• **Request**
Below are the records. Gather each line that holds "script".

• **Information given**
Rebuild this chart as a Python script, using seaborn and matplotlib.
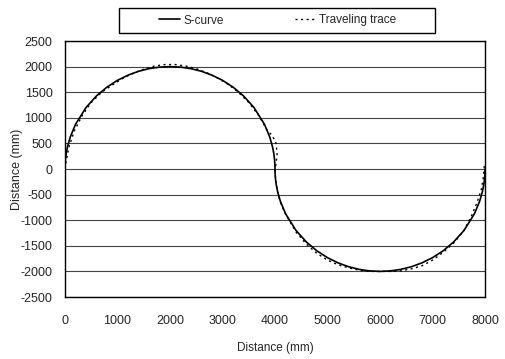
import matplotlib
matplotlib.use("Agg")
import matplotlib.pyplot as plt
from matplotlib.patches import Rectangle
import seaborn as sns
import pandas as pd

# S-curve
s_x = [0, 2, 10, 25, 50, 100, 200, 400, 600, 800, 1000, 1200, 1400, 1600, 1800, 2000,
       2200, 2400, 2600, 2800, 3000, 3200, 3400, 3600, 3800, 3900, 3950, 3975, 3990, 3998, 4000,
       4002, 4010, 4025, 4050, 4100, 4200, 4400, 4600, 4800, 5000, 5200, 5400, 5600, 5800, 6000,
       6200, 6400, 6600, 6800, 7000, 7200, 7400, 7600, 7800, 7900, 7950, 7975, 7990, 7998, 8000]
s_y = [0, 89, 200, 315, 444, 624, 872, 1200, 1428, 1600, 1732, 1833, 1908, 1960, 1990, 2000,
       1990, 1960, 1908, 1833, 1732, 1600, 1428, 1200, 872, 624, 444, 315, 200, 89, 0,
       -89, -200, -315, -444, -624, -872, -1200, -1428, -1600, -1732, -1833, -1908, -1960, -1990, -2000,
       -1990, -1960, -1908, -1833, -1732, -1600, -1428, -1200, -872, -624, -444, -315, -200, -89, 0]

# Traveling trace
t_x = [0, 30, 80, 180, 330, 500, 700, 900, 1100, 1300, 1500, 1700, 1900, 2100,
       2300, 2500, 2700, 2900, 3100, 3300, 3500, 3700, 3850, 3950, 4020, 4040,
       4020, 4000, 4010, 4050, 4100, 4200, 4400, 4600, 4800, 5000, 5200, 5400,
       5600, 5800, 6000, 6200, 6400, 6600, 6800, 7000, 7200, 7400, 7600, 7750,
       7850, 7930, 7970, 7990]
t_y = [0, 200, 450, 750, 1050, 1300, 1500, 1640, 1770, 1870, 1950, 2010, 2040, 2040,
       2010, 1960, 1880, 1780, 1660, 1500, 1300, 1030, 760, 650, 500, 300,
       100, 0, -200, -450, -650, -880, -1230, -1470, -1650, -1780, -1870, -1930,
       -1975, -2000, -2000, -2000, -1990, -1950, -1890, -1780, -1630, -1450, -1200, -900,
       -650, -400, -150, 100]

x_ticks = [0, 1000, 2000, 3000, 4000, 5000, 6000, 7000, 8000]
y_ticks = [-2500, -2000, -1500, -1000, -500, 0, 500, 1000, 1500, 2000, 2500]

sns.set_style("white")
plt.rcParams['font.family'] = ['Liberation Sans', 'DejaVu Sans']

W, H = 506, 359
fig = plt.figure(figsize=(W / 100, H / 100), dpi=100)
ax = fig.add_axes([65 / W, 1 - 297 / H, 420 / W, 256 / H])

df_s = pd.DataFrame({"x": s_x, "y": s_y})
df_t = pd.DataFrame({"x": t_x, "y": t_y})
sns.lineplot(data=df_s, x="x", y="y", sort=False, estimator=None, ax=ax,
             color="black", linewidth=1.2, label="S-curve")
sns.lineplot(data=df_t, x="x", y="y", sort=False, estimator=None, ax=ax,
             color="black", linewidth=1.0, linestyle=(0, (1.5, 2.5)), label="Traveling trace")

ax.set_xlim(0, 8000)
ax.set_ylim(-2500, 2500)
ax.set_xticks(x_ticks)
ax.set_yticks(y_ticks)
ax.set_xticklabels([str(v) for v in x_ticks], fontsize=9)
ax.set_yticklabels([str(v) for v in y_ticks], fontsize=9)
ax.yaxis.grid(True, color="#444444", linewidth=0.8)
ax.xaxis.grid(False)
for s in ax.spines.values():
    s.set_color("black")
    s.set_linewidth(1.0)
ax.tick_params(axis="x", direction="in", length=3, color="black", pad=13)
ax.tick_params(axis="y", length=0, pad=9)
ax.set_xlabel("Distance (mm)", fontsize=8.5, labelpad=11)
ax.set_ylabel("Distance (mm)", fontsize=9)
ax.yaxis.set_label_coords(-42 / 420, 0.5)

leg = ax.legend(loc="center", bbox_to_anchor=(277.5 / W, 1 - 20.5 / H),
                bbox_transform=fig.transFigure, ncol=2,
                frameon=False, fontsize=8.5, borderpad=0.2,
                columnspacing=6.0, handlelength=1.8, handletextpad=0.3)
fig.patches.append(Rectangle((119 / W, 1 - 33 / H), 316 / W, 25 / H,
                             transform=fig.transFigure, fill=False,
                             edgecolor="black", linewidth=1.0))

fig.savefig("out.png", dpi=100)
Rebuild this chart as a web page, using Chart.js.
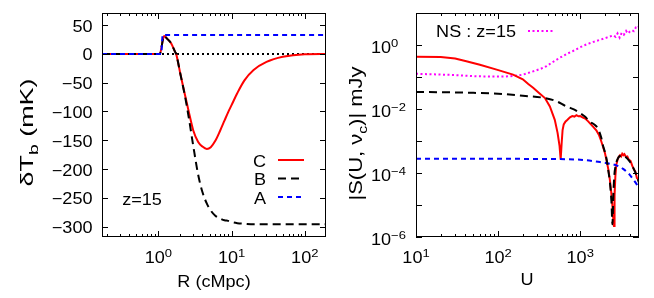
<!DOCTYPE html>
<html>
<head>
  <title>dTb profile and visibility</title>
  <script src="https://cdn.jsdelivr.net/npm/chart.js"></script>
  <style>
    body { margin: 0; background: #fff; }
    #wrap { position: relative; width: 654px; height: 298px; }
    #left { position: absolute; left: 0; top: 0; }
    #right { position: absolute; left: 330px; top: 0; }
  </style>
</head>
<body>
  <div id="wrap">
    <canvas id="left" width="330" height="298" style="width:330px;height:298px"></canvas>
    <canvas id="right" width="324" height="298" style="width:324px;height:298px"></canvas>
  </div>

  <script>
    // left panel: brightness temperature profile vs R (cMpc)
    const rGrid = [0.17, 0.5, 1.0, 1.05, 1.1, 1.15, 1.2, 1.3, 1.4, 1.5, 1.7, 1.75, 2.0, 2.3, 2.6, 3.0, 3.5, 4.0, 4.6, 5.2, 6.0, 7.0, 8.0, 9.0, 10, 12, 15, 20, 30, 50, 100, 195];
    const tbB   = [0, 0, 0, 0, 10, 24, 31, 27, 23, 18, 3, 0, -35, -72, -110, -160, -210, -240, -260, -272, -281, -286, -289, -290, -292, -294, -295, -296, -296, -296, -296, -296];
    const tbC   = [0, 0, 0, 0, 10, 24, 31, 27, 23, 18, 3, 0, -35, -70, -100, -133, -153, -161, -165, -162, -151, -133, -116, -101, -89, -68, -46, -28, -14, -5, -0.5, 0];
    const rA    = [0.17, 1.1, 1.14, 195];
    const tbA   = [0, 0, 33, 33];
    const rZero = [0.17, 195];
    const tbZero = [0, 0];
    const leftYTicks = [50, 0, -50, -100, -150, -200, -250, -300];

    // right panel: |S(U, nu_c)| in mJy vs U
    const uC = [10, 20, 30, 41, 60, 96, 152, 200, 233, 267, 310, 372, 427, 490, 530, 560, 578, 595, 610, 630, 660, 700, 750, 800, 850, 900, 950, 1000, 1080, 1150, 1250, 1350, 1450, 1580, 1700, 1800, 1900, 2000, 2100, 2200, 2300, 2400, 2480, 2540, 2580, 2620, 2680, 2750, 2850, 2950, 3050, 3150, 3250, 3350, 3450, 3600, 3750, 3900, 4100, 4300, 4500, 4700, 4900, 5200];
    const sC = [0.43, 0.42, 0.38, 0.31, 0.24, 0.17, 0.119, 0.085, 0.06, 0.046, 0.033, 0.022, 0.012, 0.0046, 0.0018, 7e-4, 2.6e-4, 9e-4, 0.0022, 0.0033, 0.0040, 0.0046, 0.0055, 0.0060, 0.0058, 0.0064, 0.0059, 0.0060, 0.0054, 0.0050, 0.0041, 0.0033, 0.0027, 0.0021, 0.0015, 0.0010, 6.5e-4, 4.2e-4, 2.4e-4, 1.3e-4, 6e-5, 2.2e-5, 8e-6, 3e-6, 2.2e-6, 2e-5, 8e-5, 1.8e-4, 2.6e-4, 3.2e-4, 3.6e-4, 3.3e-4, 4.0e-4, 3.6e-4, 3.9e-4, 3.2e-4, 3.3e-4, 2.6e-4, 2.4e-4, 1.7e-4, 1.3e-4, 1.1e-4, 7e-5, 6e-5];
    const uB = [10, 20, 50, 100, 200, 372, 500, 680, 850, 1000, 1150, 1310, 1500, 1650, 1800, 1900, 2000, 2100, 2190, 2300, 2400, 2470, 2530, 2600, 2700, 2850, 3000, 3300, 3600, 4000, 4400, 4800, 5200];
    const sB = [0.034, 0.0335, 0.032, 0.030, 0.026, 0.022, 0.018, 0.012, 0.0095, 0.0074, 0.0057, 0.0040, 0.0032, 0.0024, 0.0013, 7e-4, 4.5e-4, 2.6e-4, 1.3e-4, 5e-5, 1.3e-5, 2.5e-6, 2e-5, 8e-5, 1.7e-4, 2.7e-4, 3.3e-4, 3.5e-4, 3.1e-4, 2.3e-4, 1.5e-4, 9e-5, 5e-5];
    const uA = [10, 300, 1000, 1740, 2290, 2800, 3330, 3900, 4370, 5200];
    const sA = [2.8e-4, 2.75e-4, 2.6e-4, 2.2e-4, 1.95e-4, 1.7e-4, 1.35e-4, 9.5e-5, 6.6e-5, 3.5e-5];
    const uNS = [10, 30, 55, 100, 139, 200, 267, 330, 390, 470, 565, 680, 818, 1000, 1195, 1450, 1740, 2100, 2520, 2700, 2850, 3020, 3200, 3400, 3620, 3800, 4000, 4300, 4500, 4750, 5000, 5200];
    const sNS = [0.126, 0.115, 0.105, 0.103, 0.105, 0.118, 0.15, 0.18, 0.22, 0.30, 0.40, 0.52, 0.65, 0.85, 1.05, 1.25, 1.45, 1.7, 2.0, 1.8, 2.3, 1.7, 2.4, 2.1, 2.75, 2.3, 2.6, 2.9, 2.7, 3.5, 3.3, 3.9];
    const rightYLabels = [0, -2, -4, -6];

    const FONT = '"Liberation Sans", Arial, sans-serif';
    const SX = 1.13; // text in the reference is a bit wide

    const pts = (xs, ys) => xs.map((v, i) => ({ x: v, y: ys[i] }));

    // draw text made of parts: [str] normal, [str,'sup'], [str,'sub']
    function rich(ctx, parts, x, y, o) {
      o = o || {};
      const size = o.size || 16;
      ctx.save();
      ctx.translate(x, y);
      ctx.fillStyle = '#000';
      ctx.textBaseline = 'alphabetic';
      ctx.textAlign = 'left';
      const sizes = parts.map(p => p[1] ? size * 0.72 : size);
      let w = 0;
      parts.forEach((p, i) => { ctx.font = sizes[i] + 'px ' + FONT; w += ctx.measureText(p[0]).width; });
      if (o.rot) {
        ctx.rotate(-Math.PI / 2);
        ctx.scale(o.len ? o.len / w : 1, 1);
      } else {
        ctx.scale(SX, 1);
      }
      let cx = o.align === 'right' ? -w : o.align === 'left' ? 0 : -w / 2;
      parts.forEach((p, i) => {
        ctx.font = sizes[i] + 'px ' + FONT;
        const dy = p[1] === 'sup' ? -size * 0.4 : p[1] === 'sub' ? size * 0.25 : 0;
        ctx.fillText(p[0], cx, dy);
        cx += ctx.measureText(p[0]).width;
      });
      ctx.restore();
    }

    function logTicks(lo, hi) {
      const out = [];
      for (let e = -7; e <= 4; e++) {
        for (let m = 1; m <= 9; m++) {
          const v = m * Math.pow(10, e);
          if (v >= lo * 0.999 && v <= hi * 1.001) out.push([v, m === 1 ? 6 : 3]);
        }
      }
      return out;
    }

    // frame plus gnuplot style inward ticks on all four sides
    function frameTicks(chart, xt, yt) {
      const { ctx, chartArea: a, scales: { x, y } } = chart;
      ctx.save();
      ctx.strokeStyle = '#000';
      ctx.lineWidth = 1;
      ctx.beginPath();
      xt.forEach(([v, len]) => {
        const px = Math.round(x.getPixelForValue(v)) + 0.5;
        ctx.moveTo(px, a.bottom); ctx.lineTo(px, a.bottom - len);
        ctx.moveTo(px, a.top); ctx.lineTo(px, a.top + len);
      });
      yt.forEach(([v, len]) => {
        const py = Math.round(y.getPixelForValue(v)) + 0.5;
        ctx.moveTo(a.left, py); ctx.lineTo(a.left + len, py);
        ctx.moveTo(a.right, py); ctx.lineTo(a.right - len, py);
      });
      ctx.stroke();
      ctx.strokeRect(Math.round(a.left) + 0.5, Math.round(a.top) + 0.5, Math.round(a.right - a.left) - 1, Math.round(a.bottom - a.top) - 1);
      ctx.restore();
    }

    function legendLine(ctx, ds, x1, x2, y) {
      ctx.save();
      ctx.strokeStyle = ds.borderColor;
      ctx.lineWidth = ds.borderWidth;
      ctx.setLineDash(ds.borderDash || []);
      ctx.beginPath();
      ctx.moveTo(x1, y); ctx.lineTo(x2, y);
      ctx.stroke();
      ctx.restore();
    }

    const leftDeco = {
      id: 'leftDeco',
      afterDraw(chart) {
        const { ctx, scales: { x, y } } = chart;
        frameTicks(chart, logTicks(0.17, 195), leftYTicks.map(v => [v, 6]));
        leftYTicks.forEach(v => {
          const s = v < 0 ? '\u2212' + (-v) : String(v);
          rich(ctx, [[s]], 92.5, y.getPixelForValue(v) + 6.5, { align: 'right' });
        });
        [0, 1, 2].forEach(e => {
          rich(ctx, [['10'], [String(e), 'sup']], x.getPixelForValue(Math.pow(10, e)), 263);
        });
        rich(ctx, [['R (cMpc)']], 214, 287);
        rich(ctx, [['\u03b4T'], ['b', 'sub'], [' (mK)']], 33, 132.5, { rot: true, len: 108, size: 19 });
        rich(ctx, [['z=15']], 142, 205);
        const ds = chart.data.datasets;
        [['C', ds[2], 160], ['B', ds[1], 178.5], ['A', ds[0], 197]].forEach(([t, d, ly]) => {
          rich(ctx, [[t]], 266, ly + 6.5, { align: 'right' });
          legendLine(ctx, d, 278, 304, ly);
        });
      }
    };

    const rightDeco = {
      id: 'rightDeco',
      afterDraw(chart) {
        const { ctx, scales: { x, y } } = chart;
        const yt = [];
        for (let e = -6; e <= 1; e++) yt.push([Math.pow(10, e), 6]);
        frameTicks(chart, logTicks(10, 5200), yt);
        rightYLabels.forEach(e => {
          const s = e < 0 ? '\u2212' + (-e) : String(e);
          rich(ctx, [['10'], [s, 'sup']], 41, y.getPixelForValue(Math.pow(10, e)) + 8, { align: 'left' });
        });
        [1, 2, 3].forEach(e => {
          rich(ctx, [['10'], [String(e), 'sup']], x.getPixelForValue(Math.pow(10, e)), 263);
        });
        rich(ctx, [['U']], 197, 285);
        rich(ctx, [['|S(U, \u03bd'], ['c', 'sub'], [')| mJy']], 32, 133.5, { rot: true, len: 134, size: 19 });
        rich(ctx, [['NS : z=15']], 186, 36.5, { align: 'right' });
        legendLine(ctx, chart.data.datasets[3], 198, 223, 31);
      }
    };

    const base = {
      responsive: false,
      animation: false,
      events: [],
      plugins: { legend: { display: false }, tooltip: { enabled: false } },
      elements: { point: { radius: 0 } }
    };

    new Chart(document.getElementById('left'), {
      type: 'scatter',
      data: {
        datasets: [
          { label: 'A', data: pts(rA, tbA), showLine: true, borderColor: '#0000ff', borderWidth: 2, borderDash: [5, 4] },
          { label: 'B', data: pts(rGrid, tbB), showLine: true, borderColor: '#000000', borderWidth: 2, borderDash: [8, 5], cubicInterpolationMode: 'monotone' },
          { label: 'C', data: pts(rGrid, tbC), showLine: true, borderColor: '#ff0000', borderWidth: 2, cubicInterpolationMode: 'monotone' },
          { label: 'zero', data: pts(rZero, tbZero), showLine: true, borderColor: '#000000', borderWidth: 2, borderDash: [2, 3] }
        ]
      },
      options: Object.assign({}, base, {
        layout: { padding: { left: 102, right: 4, top: 13, bottom: 61 } },
        scales: {
          x: { type: 'logarithmic', min: 0.17, max: 195, display: false },
          y: { type: 'linear', min: -318, max: 71, display: false }
        }
      }),
      plugins: [leftDeco]
    });

    new Chart(document.getElementById('right'), {
      type: 'scatter',
      data: {
        datasets: [
          { label: 'B', data: pts(uB, sB), showLine: true, borderColor: '#000000', borderWidth: 2, borderDash: [8, 5], cubicInterpolationMode: 'monotone' },
          { label: 'A', data: pts(uA, sA), showLine: true, borderColor: '#0000ff', borderWidth: 2, borderDash: [5, 4], cubicInterpolationMode: 'monotone' },
          { label: 'C', data: pts(uC, sC), showLine: true, borderColor: '#ff0000', borderWidth: 2 },
          { label: 'NS : z=15', data: pts(uNS, sNS), showLine: true, borderColor: '#ff00ff', borderWidth: 2, borderDash: [2, 2.5] }
        ]
      },
      options: Object.assign({}, base, {
        layout: { padding: { left: 86, right: 15, top: 13, bottom: 61 } },
        scales: {
          x: { type: 'logarithmic', min: 10, max: 5200, display: false },
          y: { type: 'logarithmic', min: 1e-6, max: 10, display: false }
        }
      }),
      plugins: [rightDeco]
    });
  </script>
</body>
</html>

• **Completed exercise**
Rebuild this chart as a Python script, using seaborn and matplotlib.
  <script src="https://cdn.jsdelivr.net/npm/chart.js"></script>
  <script>
  </script>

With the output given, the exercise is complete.